Romney Says He'll Expand Armed Forces By 100,000

Team Infidel

Forum Spin Doctor
New York Times
April 11, 2007
Pg. 16

By Michael Luo
WASHINGTON, April 10 — Mitt Romney made his most extensive remarks on military and foreign policy on Tuesday, saying that if elected president he would push to add at least 100,000 troops to the armed forces and significantly increase military spending.
Mr. Romney, the former governor of Massachusetts who is vying for the Republican nomination for president next year, outlined his proposals in a speech at the George Bush Presidential Library and Museum at Texas A&M University in College Station. Warning of the threat posed by radical Islam, he said the military needed to change to respond to it.

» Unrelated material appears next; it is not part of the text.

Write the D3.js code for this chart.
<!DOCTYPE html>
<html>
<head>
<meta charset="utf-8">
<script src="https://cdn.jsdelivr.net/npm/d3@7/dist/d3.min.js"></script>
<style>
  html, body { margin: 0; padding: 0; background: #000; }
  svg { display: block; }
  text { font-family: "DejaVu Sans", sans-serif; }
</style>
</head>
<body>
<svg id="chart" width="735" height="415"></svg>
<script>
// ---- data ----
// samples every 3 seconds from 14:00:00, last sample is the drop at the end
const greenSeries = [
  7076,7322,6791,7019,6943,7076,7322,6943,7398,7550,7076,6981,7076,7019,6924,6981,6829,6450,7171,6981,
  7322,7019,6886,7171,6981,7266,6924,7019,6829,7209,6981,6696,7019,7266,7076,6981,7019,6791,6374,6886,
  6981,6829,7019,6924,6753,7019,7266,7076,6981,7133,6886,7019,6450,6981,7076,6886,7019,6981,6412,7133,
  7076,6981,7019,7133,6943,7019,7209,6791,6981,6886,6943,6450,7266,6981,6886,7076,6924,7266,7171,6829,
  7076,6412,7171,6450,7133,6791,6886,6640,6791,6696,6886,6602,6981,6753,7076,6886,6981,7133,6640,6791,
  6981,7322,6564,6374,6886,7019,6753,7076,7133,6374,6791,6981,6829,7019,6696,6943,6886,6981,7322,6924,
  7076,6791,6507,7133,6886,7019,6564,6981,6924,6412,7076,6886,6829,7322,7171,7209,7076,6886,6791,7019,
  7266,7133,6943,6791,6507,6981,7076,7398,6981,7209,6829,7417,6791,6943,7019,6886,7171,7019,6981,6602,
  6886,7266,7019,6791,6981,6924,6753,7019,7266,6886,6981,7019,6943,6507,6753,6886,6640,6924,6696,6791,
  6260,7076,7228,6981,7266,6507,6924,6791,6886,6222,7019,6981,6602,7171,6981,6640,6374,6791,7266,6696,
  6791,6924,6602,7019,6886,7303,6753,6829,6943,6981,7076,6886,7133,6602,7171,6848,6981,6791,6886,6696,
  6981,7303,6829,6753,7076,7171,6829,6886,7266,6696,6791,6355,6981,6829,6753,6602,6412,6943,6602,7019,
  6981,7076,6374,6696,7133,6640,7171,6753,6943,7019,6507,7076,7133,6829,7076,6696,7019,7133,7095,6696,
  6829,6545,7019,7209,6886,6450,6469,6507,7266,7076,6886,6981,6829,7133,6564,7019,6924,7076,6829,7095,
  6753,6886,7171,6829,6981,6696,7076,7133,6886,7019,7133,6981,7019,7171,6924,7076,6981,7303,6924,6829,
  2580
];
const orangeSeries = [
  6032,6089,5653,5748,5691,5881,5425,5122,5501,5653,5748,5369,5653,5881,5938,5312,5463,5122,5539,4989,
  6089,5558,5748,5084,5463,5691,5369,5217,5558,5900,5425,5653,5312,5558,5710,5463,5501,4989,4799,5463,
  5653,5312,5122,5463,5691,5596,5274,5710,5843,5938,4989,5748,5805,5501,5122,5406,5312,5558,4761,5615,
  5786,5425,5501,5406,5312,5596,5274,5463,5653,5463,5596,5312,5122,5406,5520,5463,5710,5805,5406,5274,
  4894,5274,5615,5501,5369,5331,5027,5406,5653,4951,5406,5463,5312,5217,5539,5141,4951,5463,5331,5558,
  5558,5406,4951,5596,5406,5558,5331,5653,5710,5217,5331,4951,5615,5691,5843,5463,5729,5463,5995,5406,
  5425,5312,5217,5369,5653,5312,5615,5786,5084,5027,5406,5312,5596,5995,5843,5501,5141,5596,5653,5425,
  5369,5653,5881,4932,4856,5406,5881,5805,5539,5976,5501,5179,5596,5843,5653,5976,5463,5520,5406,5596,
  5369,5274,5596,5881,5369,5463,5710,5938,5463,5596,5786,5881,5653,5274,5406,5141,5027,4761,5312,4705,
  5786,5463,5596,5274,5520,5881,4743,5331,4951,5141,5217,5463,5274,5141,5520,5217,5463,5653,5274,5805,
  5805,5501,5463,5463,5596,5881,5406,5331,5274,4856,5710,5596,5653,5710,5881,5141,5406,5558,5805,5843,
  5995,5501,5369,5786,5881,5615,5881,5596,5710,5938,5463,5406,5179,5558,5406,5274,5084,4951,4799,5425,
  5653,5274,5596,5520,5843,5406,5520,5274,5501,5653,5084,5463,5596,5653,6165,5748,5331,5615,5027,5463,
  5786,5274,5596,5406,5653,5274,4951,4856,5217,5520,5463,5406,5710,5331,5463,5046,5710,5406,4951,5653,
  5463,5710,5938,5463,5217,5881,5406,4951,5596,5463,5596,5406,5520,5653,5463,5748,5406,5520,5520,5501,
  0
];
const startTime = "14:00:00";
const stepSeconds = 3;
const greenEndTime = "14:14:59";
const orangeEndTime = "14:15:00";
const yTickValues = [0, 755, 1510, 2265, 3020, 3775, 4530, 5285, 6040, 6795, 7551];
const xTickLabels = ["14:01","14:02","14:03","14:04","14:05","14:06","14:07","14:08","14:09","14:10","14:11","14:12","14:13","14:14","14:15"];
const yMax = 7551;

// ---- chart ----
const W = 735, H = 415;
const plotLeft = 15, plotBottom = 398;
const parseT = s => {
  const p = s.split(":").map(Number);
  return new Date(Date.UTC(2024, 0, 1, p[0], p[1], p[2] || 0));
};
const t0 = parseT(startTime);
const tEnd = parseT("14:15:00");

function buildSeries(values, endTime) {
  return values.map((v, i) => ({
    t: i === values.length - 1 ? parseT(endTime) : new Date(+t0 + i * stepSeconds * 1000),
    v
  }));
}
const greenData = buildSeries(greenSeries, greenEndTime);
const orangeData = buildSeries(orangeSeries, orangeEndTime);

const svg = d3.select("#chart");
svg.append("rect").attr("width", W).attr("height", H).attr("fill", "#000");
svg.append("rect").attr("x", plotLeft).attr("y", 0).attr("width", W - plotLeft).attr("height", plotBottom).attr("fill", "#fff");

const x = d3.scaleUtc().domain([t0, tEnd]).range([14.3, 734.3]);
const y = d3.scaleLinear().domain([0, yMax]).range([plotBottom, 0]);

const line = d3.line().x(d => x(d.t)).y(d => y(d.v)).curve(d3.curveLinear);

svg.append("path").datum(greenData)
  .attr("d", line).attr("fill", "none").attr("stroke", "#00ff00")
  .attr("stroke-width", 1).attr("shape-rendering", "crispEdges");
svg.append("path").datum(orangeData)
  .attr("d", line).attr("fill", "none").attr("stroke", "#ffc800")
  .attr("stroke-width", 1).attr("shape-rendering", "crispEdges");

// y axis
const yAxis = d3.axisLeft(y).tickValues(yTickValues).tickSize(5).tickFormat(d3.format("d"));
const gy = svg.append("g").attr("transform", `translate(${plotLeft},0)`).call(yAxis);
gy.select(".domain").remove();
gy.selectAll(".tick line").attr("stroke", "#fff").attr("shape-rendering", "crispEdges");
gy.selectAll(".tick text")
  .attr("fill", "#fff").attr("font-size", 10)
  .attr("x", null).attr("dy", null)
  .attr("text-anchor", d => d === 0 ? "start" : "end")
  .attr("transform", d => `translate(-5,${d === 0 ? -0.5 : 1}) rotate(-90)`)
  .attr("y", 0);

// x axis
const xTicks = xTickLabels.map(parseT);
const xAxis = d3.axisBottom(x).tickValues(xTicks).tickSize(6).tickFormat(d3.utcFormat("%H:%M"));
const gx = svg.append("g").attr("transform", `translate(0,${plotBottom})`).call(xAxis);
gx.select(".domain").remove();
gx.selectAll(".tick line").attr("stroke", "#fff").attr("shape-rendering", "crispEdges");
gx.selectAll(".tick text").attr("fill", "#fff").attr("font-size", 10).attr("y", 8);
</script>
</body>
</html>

“Our objective is a strong America and a safe world,” he said, according to a copy of his prepared remarks.
Mr. Romney restated his support for President Bush’s troop buildup in Iraq, saying the alternative would bring chaos to the region and “present grave risks to America.” He made his remarks, in which he also criticized Speaker Nancy Pelosi for her visit to Syria, a day before a Republican rival, Senator John McCain of Arizona, was to give a major address on Iraq.
Mr. Romney devoted the bulk of his proposals to beyond the Iraq war. This year, Mr. Bush requested a military budget for 2008 of $481.4 billion, excluding money for military operations, an 11 percent increase over last year. If approved, it would elevate military spending to levels unseen since at least the 1980s, when adjusted for inflation.

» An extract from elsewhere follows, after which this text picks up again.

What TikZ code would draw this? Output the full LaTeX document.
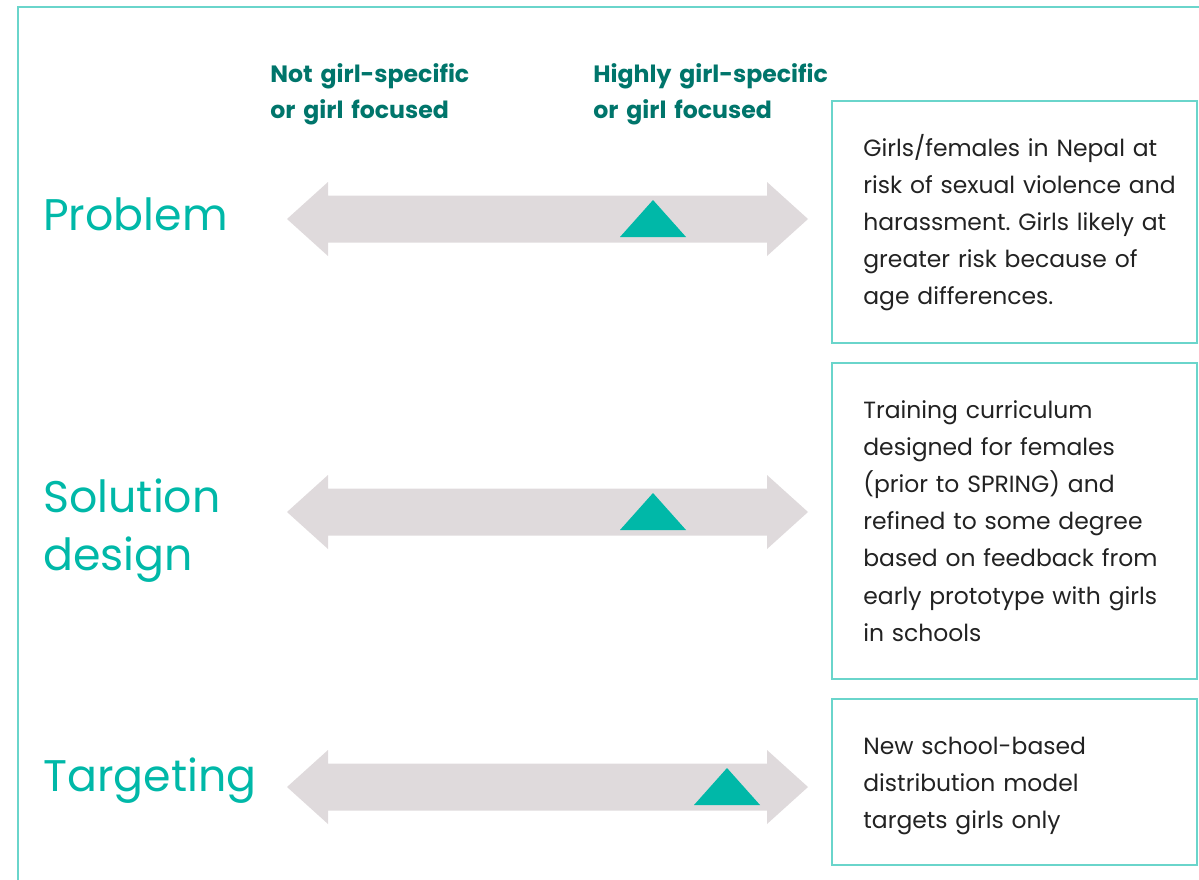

Mr. Romney said an additional $30 billion to $40 billion a year over the next few years was needed to “modernize our military, address gaps in our troop levels, ease the strain on our National Guard and Reserves and support our wounded soldiers.”

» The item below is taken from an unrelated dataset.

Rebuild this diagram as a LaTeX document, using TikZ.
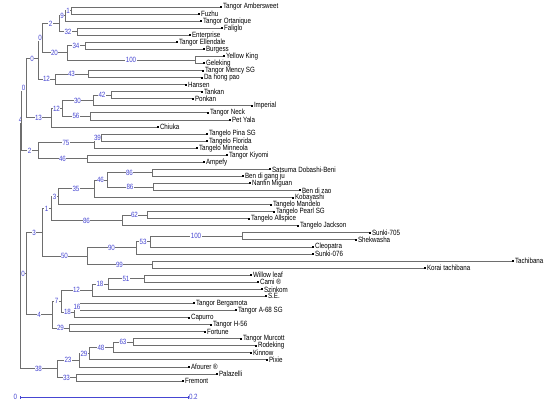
\documentclass[tikz,border=0pt]{standalone}
\usepackage{fontspec}
\newfontfamily\treefont{Liberation Sans}[FakeStretch=0.82]
\definecolor{bsblue}{RGB}{70,70,210}
\definecolor{brgray}{RGB}{110,110,110}
\begin{document}
\begin{tikzpicture}[x=1pt,y=-1pt,
  br/.style={draw=brgray, line width=0.8pt},
  bs/.style={pos=0.75, fill=white, text=bsblue, inner sep=0.4pt, font={\treefont\fontsize{7.6}{8}\selectfont}},
  tip/.style={fill=black, inner sep=0pt, minimum size=2pt, draw=none},
  lname/.style={font={\treefont\fontsize{7.6}{8}\selectfont}, inner sep=0.6pt, text=black},
  sbl/.style={font={\treefont\fontsize{7.6}{8}\selectfont}, inner sep=0.8pt, text=bsblue}
]
\useasboundingbox (0,0) rectangle (550,405);
\fill[white] (0,0) rectangle (550,405);
% leaves
\foreach \i/\x/\y/\t in {
 1/221/7.00/Tangor Ambersweet, 2/199/14.06/Fuzhu, 3/201/21.11/Tangor Ortanique,
 4/222/28.17/Faliglo, 5/190/35.23/Enterprise, 6/177/42.29/Tangor Ellendale,
 7/204/49.34/Burgess, 8/224/56.40/Yellow King, 9/204/63.46/Geleking,
 10/203/70.51/Tangor Mency SG, 11/202/77.57/Da hong pao, 12/186/84.63/Hansen,
 13/202/91.68/Tankan, 14/193/98.74/Ponkan, 15/252/105.80/Imperial,
 16/208/112.86/Tangor Neck, 17/230/119.91/Pet Yala, 18/158/126.97/Chiuka,
 19/207/134.03/Tangelo Pina SG, 20/207/141.08/Tangelo Florida, 21/197/148.14/Tangelo Minneola,
 22/227/155.20/Tangor Kiyomi, 23/204/162.25/Ampefy, 24/270/169.31/Satsuma Dobashi-Beni,
 25/243/176.37/Ben di gang ju, 26/250/183.43/Nanfin Miguan, 27/300/190.48/Ben di zao,
 28/293/197.54/Kobayashi, 29/271/204.60/Tangelo Mandelo, 30/274/211.65/Tangelo Pearl SG,
 31/249/218.71/Tangelo Allspice, 32/298/225.77/Tangelo Jackson, 33/370/232.82/Sunki-705,
 34/356/239.88/Shekwasha, 35/313/246.94/Cleopatra, 36/313/254.00/Sunki-076,
 37/513/261.05/Tachibana, 38/425/268.11/Korai tachibana, 39/251/275.17/Willow leaf,
 40/258/282.22/Cami ®, 41/262/289.28/Szinkom, 42/266/296.34/S.E.,
 43/194/303.39/Tangor Bergamota, 44/236/310.45/Tangor A-68 SG, 45/189/317.51/Capurro,
 46/211/324.57/Tangor H-56, 47/205/331.62/Fortune, 48/241/338.68/Tangor Murcott,
 49/256/345.74/Rodeking, 50/251/352.79/Kinnow, 51/267/359.85/Pixie,
 52/189/366.91/Afourer ®, 53/217/373.96/Palazelli, 54/183/381.02/Fremont}
 {\node[tip, label={[lname]right:\t}] (l\i) at (\x,\y) {};}
% internal nodes
\coordinate (nAF) at (71,10.53);
\coordinate (n9) at (65,15.82);
\coordinate (n32) at (77,31.70);
\coordinate (n2a) at (59,23.76);
\coordinate (n34) at (85,45.82);
\coordinate (n100a) at (195,59.93);
\coordinate (n20) at (67,52.87);
\coordinate (n0a) at (42,38.32);
\coordinate (n43) at (88,74.04);
\coordinate (n12a) at (55,79.33);
\coordinate (n0b) at (38,58.83);
\coordinate (n42) at (111,95.21);
\coordinate (n30) at (93,100.50);
\coordinate (n56) at (90,116.38);
\coordinate (n12b) at (62,108.44);
\coordinate (n13) at (51,117.70);
\coordinate (n0c) at (26,88.27);
\coordinate (n39) at (101,137.55);
\coordinate (n75) at (94,142.85);
\coordinate (n46a) at (87,158.72);
\coordinate (n2b) at (38,150.78);
\coordinate (n4a) at (21,119.53);
\coordinate (n86a) at (152,172.84);
\coordinate (n86b) at (153,186.95);
\coordinate (n46b) at (107,179.90);
\coordinate (n35) at (94,188.72);
\coordinate (n3a) at (58,196.66);
\coordinate (n62) at (147,215.18);
\coordinate (n86c) at (122,220.47);
\coordinate (n1) at (51,208.57);
\coordinate (n100b) at (242,236.35);
\coordinate (n53) at (150,241.64);
\coordinate (n90) at (136,247.82);
\coordinate (n99) at (152,264.58);
\coordinate (n50) at (87,256.20);
\coordinate (n3b) at (42,232.39);
\coordinate (n51) at (144,278.70);
\coordinate (n18a) at (108,283.99);
\coordinate (n12c) at (92,290.16);
\coordinate (n16) at (80,306.92);
\coordinate (n18b) at (74,312.22);
\coordinate (n7) at (61,301.19);
\coordinate (n29a) at (69,328.10);
\coordinate (n4b) at (52,314.64);
\coordinate (n0d) at (26,273.52);
\coordinate (n63) at (133,342.21);
\coordinate (n48) at (113,347.50);
\coordinate (n29b) at (89,353.68);
\coordinate (n23) at (79,360.29);
\coordinate (n33) at (76,377.49);
\coordinate (n38) at (57,368.89);
\coordinate (root) at (20,244.21);
% leaf branches
\foreach \p/\c in {nAF/l1,nAF/l2,n9/l3,n32/l4,n32/l5,n34/l6,n34/l7,n100a/l8,n100a/l9,
 n43/l10,n43/l11,n12a/l12,n42/l13,n42/l14,n30/l15,n56/l16,n56/l17,n13/l18,
 n39/l19,n39/l20,n75/l21,n46a/l22,n46a/l23,n86a/l24,n86a/l25,n86b/l26,n86b/l27,
 n35/l28,n3a/l29,n62/l30,n62/l31,n86c/l32,n100b/l33,n100b/l34,n53/l35,n90/l36,
 n99/l37,n99/l38,n51/l39,n51/l40,n18a/l41,n12c/l42,n16/l43,n16/l44,n18b/l45,
 n29a/l46,n29a/l47,n63/l48,n63/l49,n48/l50,n29b/l51,n23/l52,n33/l53,n33/l54}
 {\draw[br] (\p) |- (\c);}
% internal branches with support values
\foreach \p/\c/\v in {root/n4a/4,root/n0d/0,root/n38/38,
 n4a/n0c/0,n4a/n2b/2,n0c/n0b/0,n0c/n13/13,n0b/n0a/0,n0b/n12a/12,
 n0a/n2a/2,n0a/n20/20,n2a/n9/9,n2a/n32/32,n9/nAF/1,
 n20/n34/34,n20/n100a/100,n12a/n43/43,n13/n12b/12,n12b/n30/30,n12b/n56/56,
 n30/n42/42,n2b/n75/75,n2b/n46a/46,n75/n39/39,
 n0d/n3b/3,n0d/n4b/4,n3b/n1/1,n3b/n50/50,n1/n3a/3,n1/n86c/86,
 n3a/n35/35,n35/n46b/46,n46b/n86a/86,n46b/n86b/86,n86c/n62/62,
 n50/n90/90,n50/n99/99,n90/n53/53,n53/n100b/100,
 n4b/n7/7,n4b/n29a/29,n7/n12c/12,n7/n18b/18,n12c/n18a/18,n18a/n51/51,n18b/n16/16,
 n38/n23/23,n38/n33/33,n23/n29b/29,n29b/n48/48,n48/n63/63}
 {\draw[br] (\p) |- (\c) node[bs] {\v};}
% scale bar
\coordinate (sb0) at (20,397);
\coordinate (sb1) at (188,397);
\draw[bsblue, line width=0.6pt] (sb0) -- (sb1);
\draw[bsblue, line width=0.6pt] ([yshift=-1.5pt]sb0) -- ([yshift=1.5pt]sb0);
\draw[bsblue, line width=0.6pt] ([yshift=-1.5pt]sb1) -- ([yshift=1.5pt]sb1);
\node[sbl, anchor=east] (sbt0) at ([xshift=-2pt]sb0) {0};
\node[sbl, anchor=west] (sbt1) at (sb1) {0.2};
\end{tikzpicture}
\end{document}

Under his calculations, he said, the United States should commit to spend at least 4 percent of its gross domestic product on the military, up from 3.9 percent. “But increased spending must not mean increased waste,” he said.
Mr. Romney has sought to portray himself as a Washington outsider who would use his business experience, which has made him by far the wealthiest of the hopefuls, to transform government. He said he would organize business leaders and military experts to “carry out a stem-to-stern analysis of military purchasing.”
Mr. Romney also said he would overhaul the civilian bureaucracies that deal with foreign policies like banking, energy and commerce, to improve coordination in confronting needs overseas.
“Just as the military has divided the world into common regions for all of its branches,” he said, “so too the civilian agencies should align along consistent boundaries.”
The goal, he added, is to avoid what occurred in Iraq, when “many of our nonmilitary resources moved like they were stuck in tar.”
“They fight over which agency will pay the $11 per diem cost of food at the same time that we are spending over $7 billion a month and taking human casualties,” he said.
He proposed appointing one official with authority over all those civilian agencies and departments, not unlike the military commander of the Central Command. He also called for multilateralism, saying one of his first acts as president would be a “summit of nations” that would include moderate Islamic states, as well as other leading developed countries. Such a meeting, Mr. Romney said, could result in a commitment to invest in countries confronting Islamic extremists.
“American military action cannot change the hearts and minds of hundreds of millions of Muslims,” he said. “Only Muslims will be able to defeat the violent radicals. But we can help them.”